Serangan-serangan itu juga membuat banyak wanita hamil harus melahirkan prematur. Mereka melahirkan bayi lebih awal karena stres yang dialami akibat perang.
Salah satunya Iman Al Masry yang melahirkan empat bayi kembarnya lebih awal, setelah menderita peningkatan stres saat berada di kamp pengungsian. Dia dipaksa meninggalkan rumahnya oleh kampanye pengeboman Israel tanpa henti.
Dia juga berjuang untuk menemukan makanan dan air yang cukup, membahayakan kesehatan bayinya yang belum lahir.
Iman melahirkan pada usia janin delapan bulan dan menjalani operasi caesar darurat. Tiga dari bayi dapat kembali ke tempat penampungan bersamanya tetapi yang keempat tetap di unit neonatal.
Pada Senin, Kementerian Kesehatan Palestina di Jalur Gaza mengatakan dalam sebuah pernyataan bahwa 50 ribu wanita hamil saat ini tinggal di pusat pengungsian tanpa makanan atau perawatan kesehatan. Sekitar 180 lainnya melahirkan setiap hari dalam kondisi yang tidak aman dan tidak manusiawi.

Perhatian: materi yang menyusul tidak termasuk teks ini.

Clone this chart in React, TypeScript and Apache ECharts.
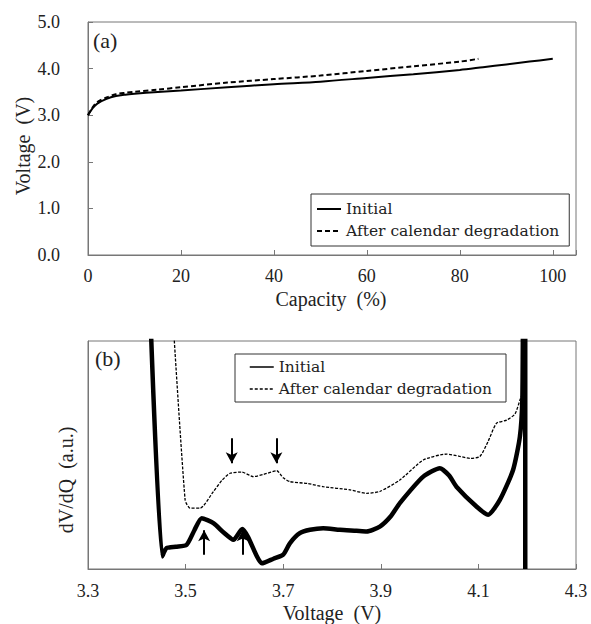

Pada 17 Desember, Perserikatan Bangsa-Bangsa mengatakan dalam sebuah pernyataan bahwa “ribuan wanita hamil dan menyusui di Gaza menghadapi risiko kematian,” memperingatkan bahwa “kekurangan makanan yang parah di Gaza membuat wanita hamil dan menyusui terpapar risiko anemia, preeklampsia, perdarahan, dan bahkan kematian.”